ADR Sale Strengthens South Korean Won

The massive fundraising exercise is already influencing South Korea’s foreign exchange market. According to Reuters, dollar-selling linked to the ADR transaction emerged in the dollar-won forwards market on Wednesday, helping lift the won by about 1% against the U.S. dollar. The currency strengthened beyond the psychologically important 1,500-per-dollar level and touched 1,498.1, its strongest level since May 29.

A source familiar with the matter, who requested anonymity because of the sensitivity of the transaction, confirmed the flows were directly linked to the offering.

“There is forward selling related to SK Hynix American depository receipts (ADR) today,” the source told Reuters.

The news outlet previously reported that SK Hynix is expected to bring U.S. dollars into South Korea around July 15 and convert part of the proceeds into won to finance domestic capital expenditure.

Brent Donnelly, President of Spectra Markets, said the size of the offering makes it a significant event for currency markets.

“It is fresh USD equity (with) proceeds to fund won-denominated capex… that is a giant USD receivable with a KRW use of funds,” he said, adding that the impact extends beyond the mechanics of settlement and hedging.

“FX traders will argue about timing, hedging, swaps, settlement, etc., but the first-order sign is: this is a dollar-selling, won-buying event.”

Donnelly said even converting only part of the nearly $29 billion offering into won would represent a significant flow in the dollar-won market.

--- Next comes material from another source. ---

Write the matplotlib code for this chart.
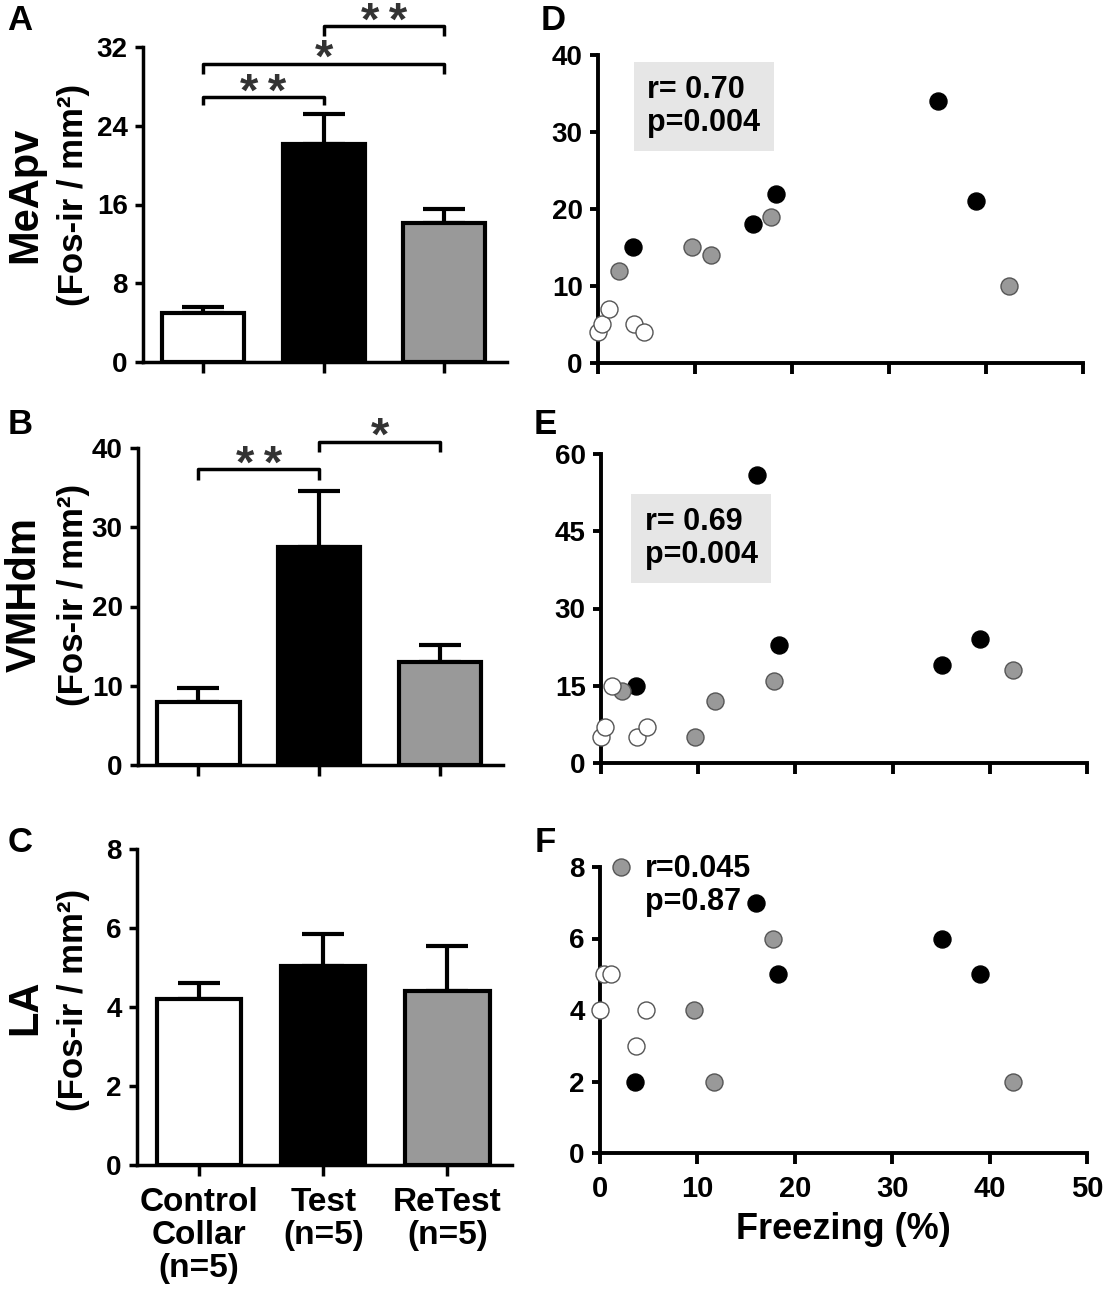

South Korean Deputy Finance Minister Moon Ji-sung also said the government expects foreign exchange market conditions to improve during the second half of the year.

Speaking to Reuters, Moon said: “Supply-demand dynamics of the dollar-won market were expected to shift in the second half,” pointing to increased won demand generated by SK Hynix’s imminent U.S. share sale.

The strong institutional demand for the ADRs indicates investors remain eager to gain exposure to one of the world’s largest suppliers of AI memory chips, even as geopolitical tensions and concerns over AI-related valuations trigger renewed volatility across global technology markets.